++++ AVAILABLE DATA
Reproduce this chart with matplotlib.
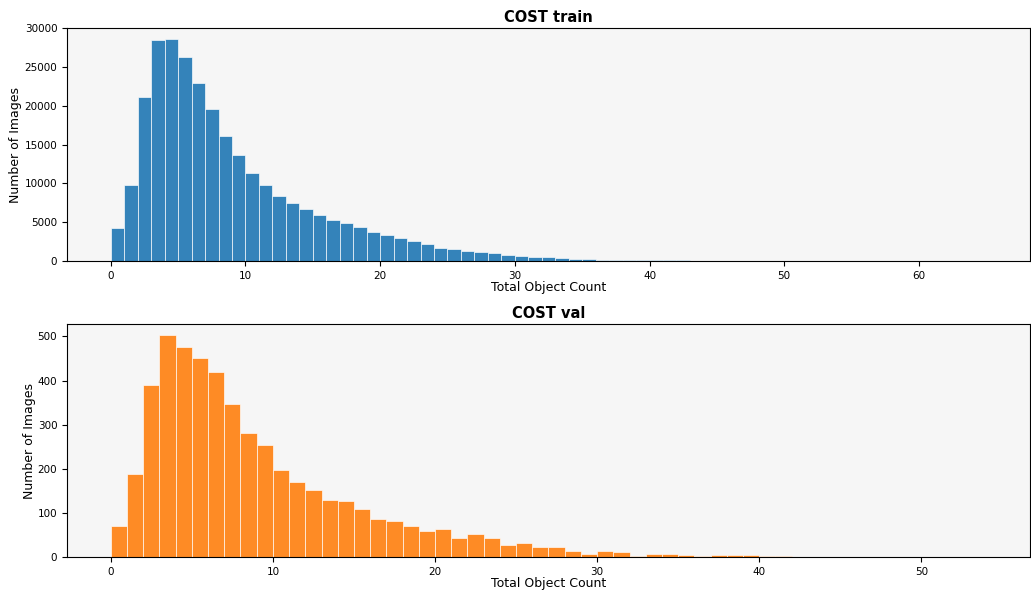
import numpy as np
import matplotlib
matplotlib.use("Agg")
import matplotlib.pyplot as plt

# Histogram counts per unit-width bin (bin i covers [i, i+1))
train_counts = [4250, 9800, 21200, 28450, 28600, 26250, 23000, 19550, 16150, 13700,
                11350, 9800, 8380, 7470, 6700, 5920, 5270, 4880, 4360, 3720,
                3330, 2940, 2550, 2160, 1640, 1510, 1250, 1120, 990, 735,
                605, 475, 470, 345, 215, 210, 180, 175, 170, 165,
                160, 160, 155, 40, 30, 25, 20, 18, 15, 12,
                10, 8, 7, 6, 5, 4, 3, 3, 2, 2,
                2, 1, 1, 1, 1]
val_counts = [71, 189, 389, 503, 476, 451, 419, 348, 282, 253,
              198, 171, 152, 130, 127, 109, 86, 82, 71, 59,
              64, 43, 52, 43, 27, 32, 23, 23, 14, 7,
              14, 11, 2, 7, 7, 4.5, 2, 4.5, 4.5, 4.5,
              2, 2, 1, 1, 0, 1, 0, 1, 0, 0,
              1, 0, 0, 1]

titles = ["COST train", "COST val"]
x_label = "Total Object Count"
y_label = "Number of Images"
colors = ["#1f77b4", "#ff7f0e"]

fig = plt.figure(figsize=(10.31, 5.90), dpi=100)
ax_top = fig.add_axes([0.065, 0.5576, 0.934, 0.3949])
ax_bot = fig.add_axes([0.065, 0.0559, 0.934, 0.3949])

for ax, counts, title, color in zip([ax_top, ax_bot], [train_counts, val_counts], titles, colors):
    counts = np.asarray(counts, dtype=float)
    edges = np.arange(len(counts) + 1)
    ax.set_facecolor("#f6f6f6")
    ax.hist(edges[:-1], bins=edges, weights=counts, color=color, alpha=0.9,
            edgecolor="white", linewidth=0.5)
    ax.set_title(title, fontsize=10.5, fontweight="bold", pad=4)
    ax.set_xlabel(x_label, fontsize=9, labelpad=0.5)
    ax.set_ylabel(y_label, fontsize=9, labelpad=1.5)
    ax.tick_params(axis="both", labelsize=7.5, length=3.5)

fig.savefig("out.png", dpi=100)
++++++++
=== EXERCISE TASK ===
Without the pictures, repeat the listing above exactly.

=== EXERCISE SOLUTION ===
Reproduce this chart with matplotlib.
import numpy as np
import matplotlib
matplotlib.use("Agg")
import matplotlib.pyplot as plt

# Histogram counts per unit-width bin (bin i covers [i, i+1))
train_counts = [4250, 9800, 21200, 28450, 28600, 26250, 23000, 19550, 16150, 13700,
                11350, 9800, 8380, 7470, 6700, 5920, 5270, 4880, 4360, 3720,
                3330, 2940, 2550, 2160, 1640, 1510, 1250, 1120, 990, 735,
                605, 475, 470, 345, 215, 210, 180, 175, 170, 165,
                160, 160, 155, 40, 30, 25, 20, 18, 15, 12,
                10, 8, 7, 6, 5, 4, 3, 3, 2, 2,
                2, 1, 1, 1, 1]
val_counts = [71, 189, 389, 503, 476, 451, 419, 348, 282, 253,
              198, 171, 152, 130, 127, 109, 86, 82, 71, 59,
              64, 43, 52, 43, 27, 32, 23, 23, 14, 7,
              14, 11, 2, 7, 7, 4.5, 2, 4.5, 4.5, 4.5,
              2, 2, 1, 1, 0, 1, 0, 1, 0, 0,
              1, 0, 0, 1]

titles = ["COST train", "COST val"]
x_label = "Total Object Count"
y_label = "Number of Images"
colors = ["#1f77b4", "#ff7f0e"]

fig = plt.figure(figsize=(10.31, 5.90), dpi=100)
ax_top = fig.add_axes([0.065, 0.5576, 0.934, 0.3949])
ax_bot = fig.add_axes([0.065, 0.0559, 0.934, 0.3949])

for ax, counts, title, color in zip([ax_top, ax_bot], [train_counts, val_counts], titles, colors):
    counts = np.asarray(counts, dtype=float)
    edges = np.arange(len(counts) + 1)
    ax.set_facecolor("#f6f6f6")
    ax.hist(edges[:-1], bins=edges, weights=counts, color=color, alpha=0.9,
            edgecolor="white", linewidth=0.5)
    ax.set_title(title, fontsize=10.5, fontweight="bold", pad=4)
    ax.set_xlabel(x_label, fontsize=9, labelpad=0.5)
    ax.set_ylabel(y_label, fontsize=9, labelpad=1.5)
    ax.tick_params(axis="both", labelsize=7.5, length=3.5)

fig.savefig("out.png", dpi=100)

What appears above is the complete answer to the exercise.